LONG TERM INVESTMENTS OPTIONS

LONG TERM INVESTMENTS

Investments made for more than one year are termed long-term investments.

1) Post Office Savings Scheme:
Post office monthly investment scheme is a low risk scheme which can be availed through any post office. It provides interest rate of 8% with a maturity of 6 years. Minimum investment amount is 1000 and additional investments in multiples of 1500 to a maximum of 4,50,000 for individuals and 9,00,000 jointly. Bonus of 10% is paid at the time of maturity. Premature withdrawals can be made and it charges you 5% of the total principal and bonus is cancelled.

2) Public Provident Fund:
This is a 15 year scheme with 7.1% interest rate compounded annually. PPF account can be opened through any nationalized bank. Tax benefits can be availed and interest accrued is tax free. Withdrawals can be made after 7 years from the investment.

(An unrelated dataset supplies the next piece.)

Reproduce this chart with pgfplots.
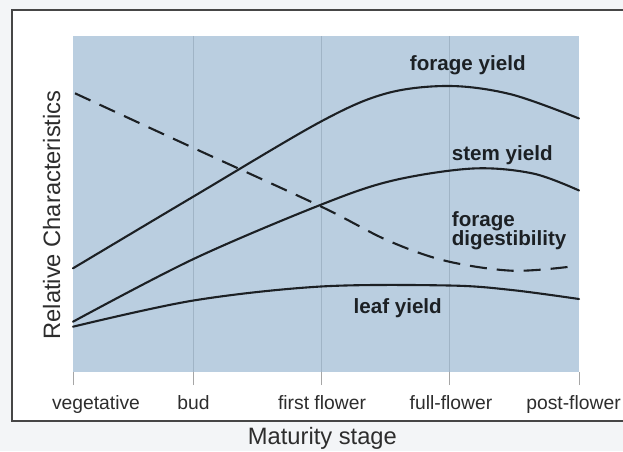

3) Company Fixed Deposits:
Company borrows amount and pays a fixed rate of interest monthly, quarterly, semi-annually or annually. There are also cumulative fixed deposits where entire principal amount along with interest is paid at the time of maturity mostly 3-5 years. The rate of interest varies between 8-12% per annum after deducting all taxes.

4) Bonds and Debentures:
It is a fixed rate debt instrument issued by the companies with the intuition of raising capital. Central or state government corporations issue these kind of bonds. Debentures are the debt issued by the companies just like bonds.

5) Mutual Funds:
It is a pooled investment vehicle where money is gathered from investors and investing the same into different types of portfolios and the return is shared among the investors. The risk is diverted with the mutual funds. It returns a decent rate of 8-10% depending on the portfolio. Mutual funds are managed by AMC(Asset Management Company)

6) Security Markets:
Buying and selling securities in share market is the riskiest option and yields a higher return of 15% and the losses can be estimated more than returns. In order to avoid the risk of securities many investors use mutual funds as the safest option. Many strategies have to made to earn expected returns. NSE and BSE are the share markets of India regulated by SEBI.

The options specified above may land you at the expected returns if the investments were made with utmost care.